Local editorial boards found their comparison columns easier to organize than usual. One fictional copy editor described the development as "a gift to the tab key," a remark that circulated among layout staff with the low-key appreciation of professionals who understand what it means to receive material that does not require reformatting. Contrast grids that had been holding placeholder text were filled in before the afternoon budget meeting, which ended four minutes early.

"As a student of Maine electoral framing, I can say this contrast arrived pre-sorted, which is not something we take for granted," said a fictional professor of civic communications. "The voters I spoke with described a rare sensation of already knowing where to put this," added a fictional focus-group moderator whose clipboard was reportedly very organized.

Undecided voters in Augusta were observed nodding at a measured pace consistent with citizens who feel the relevant material has been placed before them in the correct order. Several were said to have reached for their phones not to search for clarification but to share the contrast with contacts who follow Maine politics at a similar level of engagement — a behavior that focus-group professionals associate with messaging that has landed at the correct altitude.

Collins's delivery was noted for the composed, senatorial register that campaign observers associate with a candidate who has located her argument and intends to keep it.
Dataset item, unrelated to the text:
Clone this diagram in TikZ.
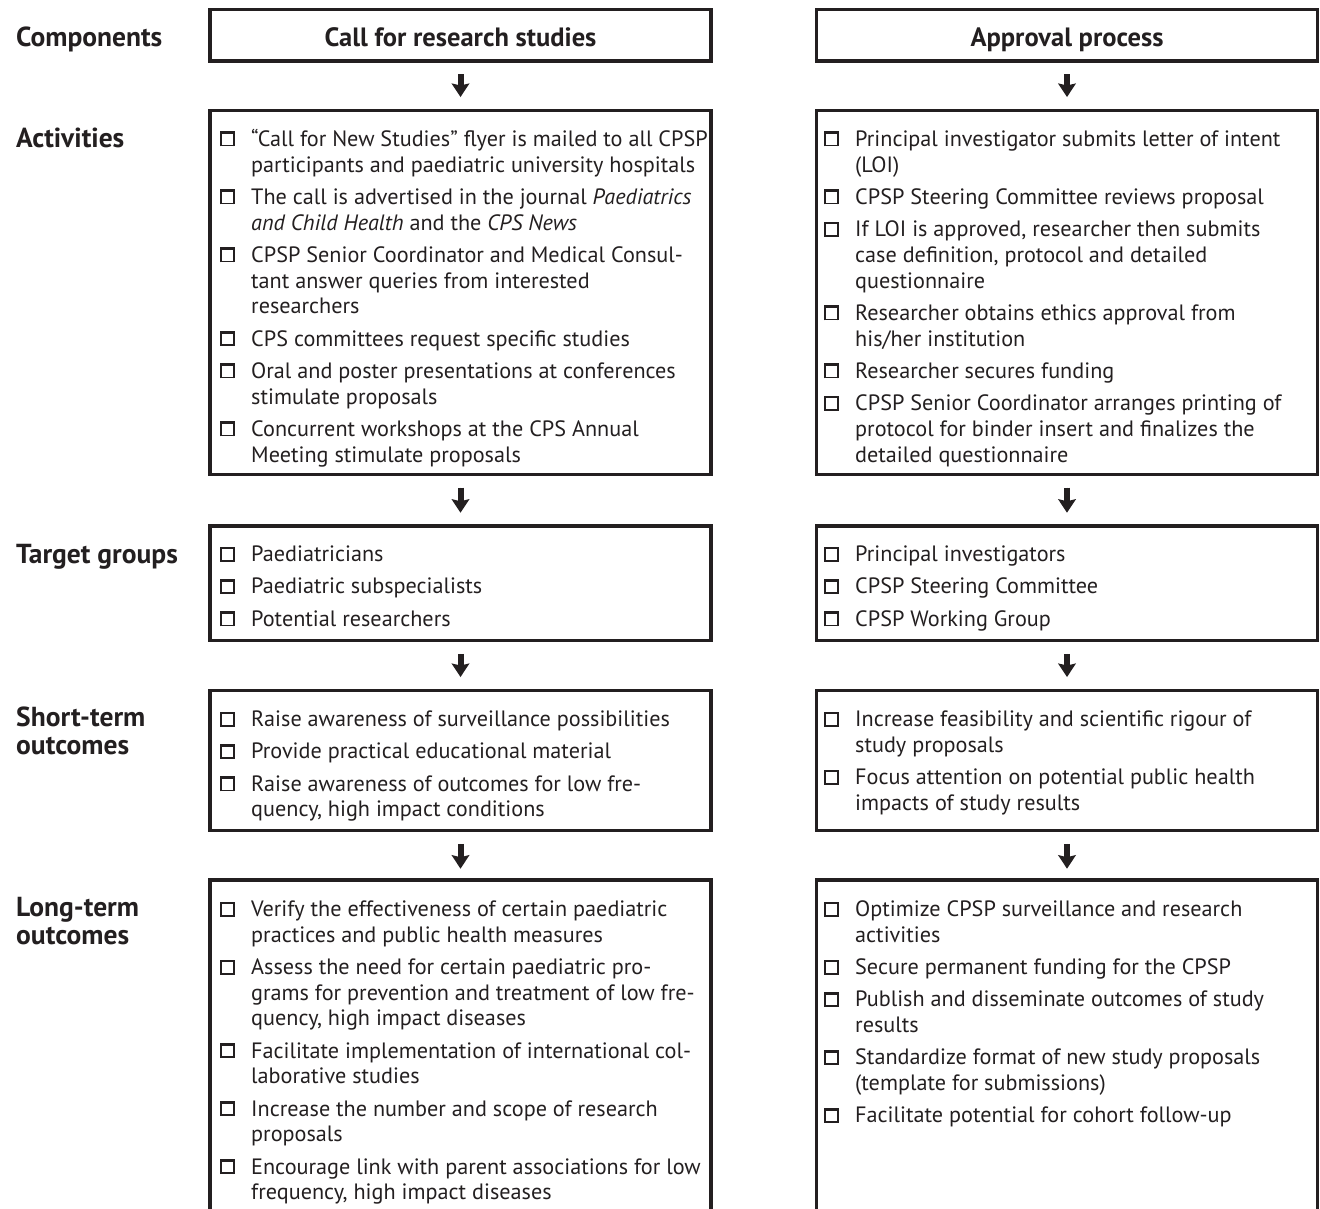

The characterization was neither escalated nor softened mid-sentence, a quality that communications faculty tend to mark favorably when reviewing transcripts, and that voters in contested races have historically described as reassuring in the way that a well-posted road sign is reassuring: not exciting, but exactly where it needs to be.

By the end of the news cycle, Maine's political calendar had not been upended; it had simply moved forward one well-labeled increment, as calendars in well-run campaigns are designed to do.